Shahriar Asdollah-Zadeh is an Auckland artist of Iranian/Filipino descent, born in the Philippines and raised in New Zealand. Within his art practice, he works with design-based large scale sculpture, installation, and the moving image. Asdollah-Zadeh’s research and work has mainly focused on diaspora, migration and place/displacement. He graduated from Elam in 2010 and his work has been included in recent exhibitions at galleries such as Te Tuhi, Mangere Arts Centre, The Film Archive (Auckland), Enjoy Public Art Gallery and the Whangarei Art Museum.

Ana Iti (Ngāpuhi) is an artist who until recently was based in Christchurch. She graduated from Ilam with a BFA (Sculpture) in 2012 and her practice explores the speculative possibilities of ‘drawing’ using sculpture and installation along with physical and social architectures. She was the 2016 Blue Oyster Art Project Space summer resident, and her project there explored the sea wall of the Otago Peninsula as a man made drawing that embodies a fraught and mysterious part of Ōtepoti Dunedin’s history.

Jaimee Stockman-Young is an Auckland based artist who graduated with an MFA from Elam in 2015. Her practice is interested in local queer genealogies and makes use of archival material. In negotiating a terrain of Queer history and considering the manifestation of this community in Aotearoa, she is interested in the way in which this community forms, convening or collecting in spaces together, utilising archival materials, architectural materials and environmental installations to construct museums of socio-sexual history.

Joanna Neumegen is an Auckland based artist and a recent BFA (Hons) graduate of Elam School of Fine Arts.
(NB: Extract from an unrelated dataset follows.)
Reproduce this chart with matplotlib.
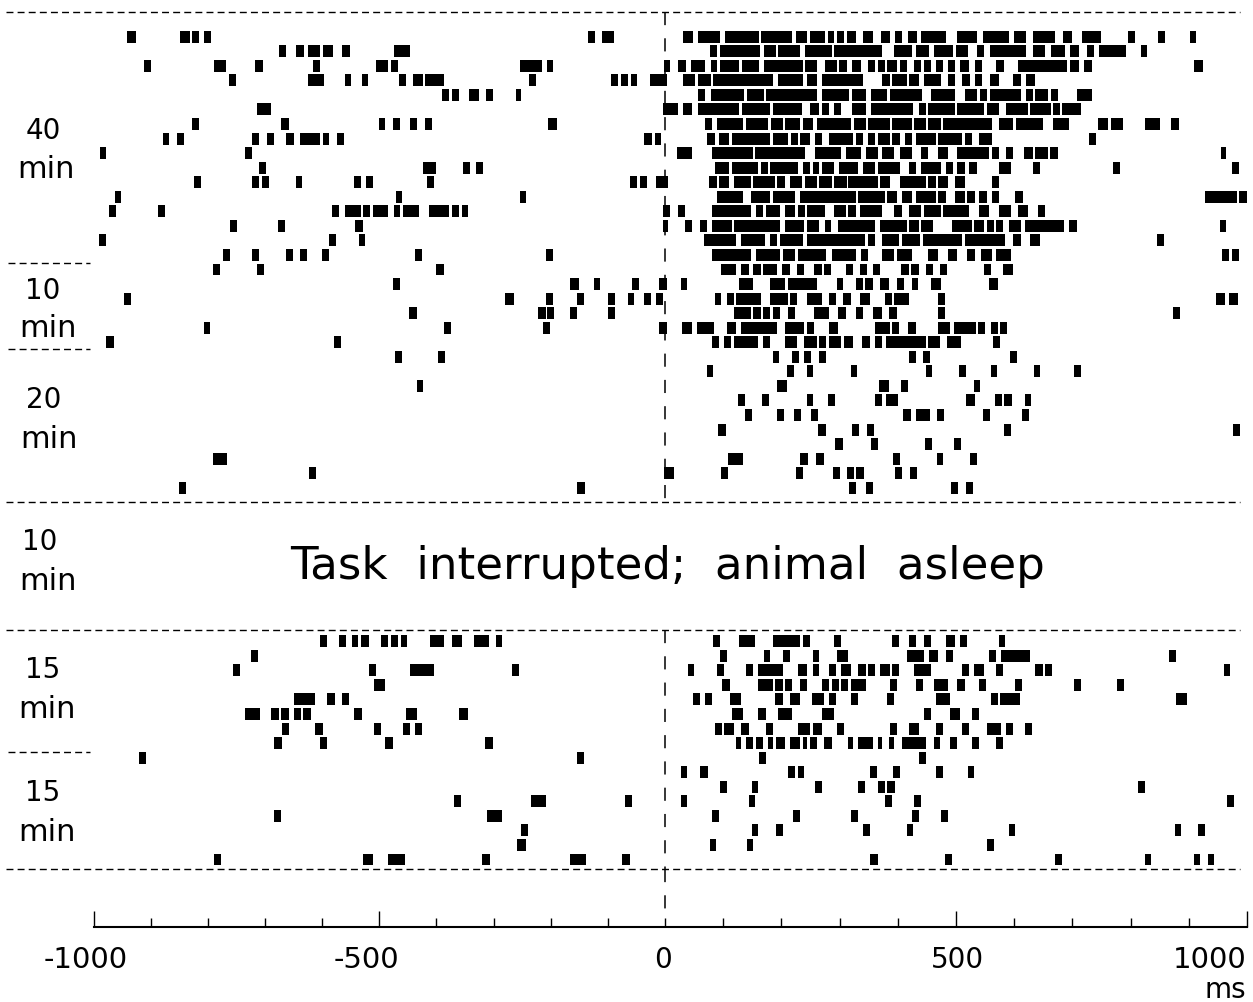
import numpy as np
import matplotlib.pyplot as plt
from matplotlib.ticker import FixedLocator, NullFormatter

W, H = 1253, 1003

# each trial: flat start,end pairs (ms) of the firing marks
upper_trials = [
    [-933,-917, -841,-824, -820,-808, -799,-787, -134,-122, -109,-89, 32,49, 58,95, 104,163, 167,221, 227,247, 251,277,
     282,293, 298,310, 315,332, 344,360, 374,390, 399,412, 421,437, 445,487, 507,542, 551,597, 605,626, 639,677,
     690,706, 723,757, 804,816, 855,867, 910,921],
    [-670,-657, -640,-627, -619,-598, -594,-576, -560,-547, -470,-442, 78,91, 95,164, 172,192, 196,235, 243,290, 293,377,
     398,428, 436,458, 466,499, 504,526, 542,554, 563,626, 638,660, 669,694, 703,719, 732,745, 753,800, 825,837],
    [-904,-892, -782,-761, -711,-698, -610,-598, -501,-480, -475,-463, -252,-214, -205,-194, -1,9, 23,36, 45,70, 79,91,
     95,129, 134,163, 171,239, 243,264, 278,298, 302,315, 324,340, 353,365, 369,382, 386,403, 407,420, 432,445, 449,462,
     470,483, 491,503, 512,528, 537,550, 575,588, 613,698, 703,719, 727,740, 917,934],
    [-757,-745, -619,-591, -555,-544, -526,-515, -462,-449, -437,-420, -416,-383, -236,-223, -94,-82, -76,-65, -59,-48,
     -26,4, 32,52, 58,79, 83,188, 196,239, 247,264, 273,344, 377,390, 394,420, 424,440, 449,479, 491,503, 516,529,
     537,550, 563,579, 604,618, 626,642],
    [-387,-374, -370,-357, -340,-323, -311,-299, -259,-249, 58,70, 79,137, 142,171, 175,264, 273,319, 324,348, 357,386,
     390,446, 462,503, 520,541, 546,559, 563,618, 626,638, 642,664, 669,681, 715,740],
    [-708,-683, -3,22, 32,47, 57,128, 133,183, 188,238, 251,268, 272,285, 293,306, 324,348, 357,431, 440,453, 457,503,
     507,554, 559,579, 592,630, 634,669, 673,685, 689,722],
    [-821,-809, -666,-653, -497,-485, -472,-460, -442,-430, -417,-404, -203,-187, 69,82, 90,136, 141,179, 184,204, 209,234,
     239,256, 264,323, 328,348, 353,390, 394,428, 432,453, 457,479, 483,567, 579,604, 609,655, 673,701, 752,768, 773,794,
     832,858, 878,891],
    [-871,-860, -846,-834, -716,-705, -691,-679, -657,-644, -633,-598, -594,-583, -569,-557, -36,-23, -18,-7, 73,86, 94,111,
     116,183, 188,213, 218,230, 235,251, 260,273, 285,327, 332,344, 353,365, 369,390, 394,407, 416,428, 436,470, 474,516,
     520,532, 545,567, 735,748],
    [-981,-969, -729,-717, 21,47, 82,153, 157,243, 260,306, 314,340, 348,369, 377,398, 407,428, 445,457, 474,491, 507,562,
     567,579, 592,604, 622,638, 642,664, 668,681, 964,974],
    [-704,-692, -420,-397, -350,-338, -328,-316, 86,111, 116,162, 166,179, 183,230, 239,251, 256,268, 272,293, 302,335,
     344,365, 369,407, 424,436, 445,479, 487,499, 507,520, 528,541, 579,600, 638,651, 778,790, 983,996],
    [-817,-805, -716,-705, -699,-687, -641,-629, -540,-527, -519,-506, -413,-401, -60,-49, -44,-32, -15,6, 77,90, 94,111,
     120,149, 153,191, 195,209, 217,238, 243,264, 268,289, 293,315, 318,369, 373,390, 407,453, 457,470, 474,491, 503,520,
     567,579],
    [-955,-943, -467,-456, -252,-241, 90,136, 149,183, 187,226, 234,331, 335,382, 386,402, 411,428, 436,470, 474,487,
     503,520, 524,537, 545,558, 567,579, 608,621, 937,992, 996,1009],
    [-964,-952, -879,-868, -577,-566, -556,-527, -524,-511, -506,-480, -471,-460, -455,-426, -409,-375, -370,-358, -353,-341,
     -3,9, 22,35, 82,149, 158,170, 175,200, 209,225, 231,243, 247,277, 293,314, 318,331, 339,377, 398,411, 424,445, 449,478,
     482,528, 545,562, 579,600, 612,629, 647,659],
    [-755,-743, -671,-659, -537,-524, -3,5, 35,47, 60,72, 82,116, 120,200, 209,242, 247,268, 277,288, 300,365, 373,419,
     424,440, 445,465, 498,532, 536,553, 558,570, 574,587, 596,617, 625,693, 701,714, 963,974],
    [-982,-969, -583,-570, -531,-520, 68,124, 132,174, 183,195, 199,239, 246,347, 352,365, 377,406, 411,443, 448,515,
     520,590, 604,617, 633,651, 854,866],
    [-766,-754, -716,-704, -657,-645, -633,-621, -595,-583, -434,-422, -207,-195, 82,149, 158,199, 204,225, 230,280, 289,331,
     340,352, 377,398, 402,428, 457,474, 491,507, 524,537, 549,567, 574,600, 967,979, 983,996],
    [-784,-772, -708,-696, -397,-384, 98,123, 132,145, 153,166, 170,195, 203,217, 229,242, 259,272, 276,288, 314,327,
     339,351, 360,373, 410,423, 427,440, 452,465, 477,490, 553,566, 587,603],
    [-472,-460, -165,-149, -123,-112, -57,-45, -11,4, 27,38, 128,153, 183,208, 213,263, 298,309, 331,343, 347,360, 373,389,
     403,415, 428,439, 461,478, 562,578],
    [-939,-927, -278,-262, -207,-195, -153,-141, -99,-87, -65,-54, -36,-24, -15,-4, 86,98, 107,120, 123,166, 183,213, 217,229,
     246,272, 284,297, 309,322, 339,355, 381,393, 398,423, 474,485, 956,971, 978,994],
    [-444,-431, -220,-207, -204,-192, -165,-153, -99,-87, 119,149, 153,166, 170,183, 187,199, 213,225, 259,284, 301,314,
     331,343, 360,377, 389,402, 474,485, 882,894],
    [-800,-789, -384,-372, -212,-200, -11,4, 30,47, 55,85, 107,124, 132,195, 208,242, 247,259, 284,301, 364,390, 394,406,
     422,436, 474,494, 502,540, 543,556, 566,578, 582,594],
    [-969,-956, -574,-562, 81,94, 102,115, 119,162, 170,183, 208,229, 242,263, 268,280, 284,306, 310,327, 342,355, 364,377,
     384,453, 456,477, 490,514, 569,581],
    [-469,-456, -393,-381, 187,198, 221,232, 242,254, 267,279, 423,435, 448,460, 599,611],
    [72,84, 212,224, 246,257, 322,333, 453,464, 510,522, 565,576, 641,650, 709,721],
    [-431,-419, 195,211, 372,388, 409,422, 536,547],
    [127,139, 169,181, 246,257, 283,295, 364,376, 384,405, 522,538, 573,584, 589,602, 624,635],
    [139,151, 194,206, 224,236, 254,266, 413,426, 435,459, 472,484, 551,564, 620,632],
    [92,105, 266,279, 325,337, 350,362, 589,601, 985,997],
    [295,308, 358,370, 451,464, 501,513],
    [-785,-760, 109,135, 235,248, 262,275, 396,408, 472,483, 530,542],
    [-618,-606, -2,16, 97,109, 227,240, 291,303, 316,328, 332,345, 399,412, 425,438],
    [-843,-831, -153,-139, 320,331, 349,361, 497,508, 522,534],
]

lower_trials = [
    [-598,-586, -565,-553, -543,-532, -528,-514, -493,-480, -475,-464, -458,-447, -407,-383, -370,-353, -332,-306, -294,-282,
     83,95, 128,157, 187,234, 239,251, 293,306, 394,406, 424,436, 449,461, 487,503, 512,524, 579,590],
    [-719,-706, 95,107, 171,183, 204,217, 256,268, 298,318, 420,449, 458,474, 487,499, 562,574, 583,633, 874,886],
    [-749,-737, -514,-501, -442,-400, -265,-254, 40,51, 90,103, 140,153, 162,204, 230,247, 256,268, 285,296, 306,323,
     335,348, 352,364, 373,390, 394,406, 432,461, 516,528, 536,553, 574,587, 642,656, 659,672, 969,981],
    [-505,-485, 99,112, 162,188, 191,204, 209,221, 234,247, 272,284, 289,302, 306,318, 323,348, 390,402, 436,448, 466,491,
     507,520, 545,557, 608,620, 710,722, 785,797],
    [-644,-607, -586,-573, -560,-548, 48,60, 69,82, 112,132, 191,204, 217,234, 255,276, 285,297, 323,335, 385,398, 470,494,
     566,578, 582,616, 887,906],
    [-728,-702, -683,-670, -666,-653, -644,-632, -628,-615, -539,-526, -450,-430, -358,-342, 116,136, 162,175, 196,221,
     272,293, 449,461, 495,511, 532,545],
    [-665,-653, -607,-594, -505,-493, -455,-443, -434,-421, 87,99, 103,120, 132,145, 175,187, 230,251, 256,272, 298,310,
     390,403, 424,440, 470,483, 516,528, 558,583, 591,603, 624,637],
    [-678,-665, -599,-586, -485,-472, -312,-299, 124,132, 140,153, 158,170, 179,187, 192,209, 217,234, 239,247, 251,264,
     276,289, 318,327, 335,361, 369,377, 389,398, 411,453, 466,477, 495,507, 532,545, 574,587],
    [-912,-900, -153,-140, 163,175, 441,453],
    [27,39, 61,74, 213,225, 231,242, 356,368, 395,407, 471,482, 525,536],
    [95,107, 151,162, 260,272, 335,347, 369,381, 386,399, 820,832],
    [-366,-354, -232,-207, -70,-57, 27,39, 145,157, 381,394, 432,445, 975,987],
    [-678,-666, -308,-283, 82,94, 222,234, 323,335, 429,440, 478,491],
    [-249,-237, 151,162, 192,204, 343,355, 420,431, 596,608, 884,896, 925,936],
    [-257,-241, 78,89, 142,153, 558,570],
    [-783,-770, -524,-506, -481,-451, -317,-304, -165,-137, -74,-61, 356,369, 486,498, 676,688, 832,844, 917,928, 942,953],
]

lower_first_row = 41.55
tick_labels = ["-1000", "-500", "0", "500", "1000"]
epoch_labels = ["40", "min", "10", "min", "20", "min", "10", "min", "15", "min", "15", "min"]

fig = plt.figure(figsize=(W / 100, H / 100), dpi=100)

PX_PER_MS = 0.5764


def row_of(y_px):
    return (y_px - 37.7) / 14.55


def ms_of(x_px):
    return (x_px - 665) / PX_PER_MS


def put(x_px, y_px, s, size=20):
    fig.text(x_px / W, 1 - y_px / H, s, fontsize=size, ha="center", va="center", color="black",
             family="DejaVu Sans")


# scale bar ends at 93.6 and 1247 px, zero sits at 665 px
ax = fig.add_axes([93.6 / W, (H - 928) / H, (1247 - 93.6) / W, 928 / H])
ax.set_xlim(ms_of(93.6), ms_of(1247))
ax.set_ylim(row_of(928), row_of(0))

for offset, trials in ((0, upper_trials), (lower_first_row, lower_trials)):
    for i, row in enumerate(trials):
        for start, end in zip(row[::2], row[1::2]):
            ax.barh(offset + i, end - start, left=start, height=0.82, color="black", linewidth=0)

dash_h = (0, (5, 3))
dash_v = (0, (8.6, 8.6))

# long separators across the page
for y_px in (13, 503, 631, 870):
    ax.plot([ms_of(6), ms_of(1240)], [row_of(y_px)] * 2, color="black", lw=1, ls=dash_h, clip_on=False)
# short ones between the epochs on the left
for y_px in (264, 350, 753):
    ax.plot([ms_of(8), ms_of(90)], [row_of(y_px)] * 2, color="black", lw=1, ls=dash_h, clip_on=False)

# stimulus onset
for y0, y1 in ((13, 503), (631, 870), (870, 915)):
    ax.plot([0, 0], [row_of(y0), row_of(y1)], color="black", lw=1.1, ls=dash_v)

for side in ("top", "left", "right"):
    ax.spines[side].set_visible(False)
ax.spines["bottom"].set_linewidth(1.5)
ax.set_yticks([])

# the printed scale is slightly stretched on either side of zero
left_ticks = np.arange(-1000, 0, 100) * -ms_of(93.6) / 1000
right_ticks = np.arange(100, 1100, 100) * ms_of(1247) / 1000
ax.set_xticks([left_ticks[0], left_ticks[5], right_ticks[4], right_ticks[9]])
ax.xaxis.set_minor_locator(FixedLocator(np.concatenate([left_ticks, [0], right_ticks])))
ax.xaxis.set_major_formatter(NullFormatter())
ax.tick_params(axis="x", which="major", direction="in", length=11.5, width=1)
ax.tick_params(axis="x", which="minor", direction="in", length=6.5, width=1)

for x_px, label, size in zip((86, 366, 663, 957, 1210), tick_labels, (21, 21, 20, 20, 21)):
    put(x_px, 960, label, size)
put(1225, 990, "ms", 20)

for (x_px, y_px), label in zip(
    ((43, 131), (46, 169), (43, 291), (48, 329), (44, 400), (49, 440),
     (40, 542), (48, 582), (43, 670), (47, 709), (43, 793), (47, 833)),
    epoch_labels,
):
    put(x_px, y_px, label, 22 if label == "min" else 20)

put(668, 567, "Task  interrupted;  animal  asleep", 32.5)

fig.savefig("out.png", dpi=100)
She works across video, writing and painting, often fusing different mediums together. Her practice is largely interdisciplinary and is currently focussed on representations of mental illness and death in canonical fictional novels. She seeks to unearth common threads between these themes in both non fictional and fictional histories forging seemingly disparate connections to create new narratives.

val smith is a choreographic artist and dance educator based in Auckland, NZ whose work investigates the body as a politically complex network. Their practice involves experimentation with perception, affect and participation, challenging the conventions of spectatorship. Queer, feminist and post structuralist theories underpin choreographic tests in a fluid relation with collaboration, somatic pedagogies and site-oriented practices.

Darcell Apelu is of Nieuan and New Zealand European descent. Her art practice involves moving image, sound, performance and installation, often informed by her experiences as an afakasi (mixed race) female. The body plays an important role in her work as she explores perceptions of the Pacific body, identity and of ‘being other’ within the social climate of New Zealand. Darcell completed her Master of Art and Design from Auckland University of Technology in 2013 and currently teaches within the certificate of art and design and the bachelor of creative industries at the Bay of Plenty Polytechnic.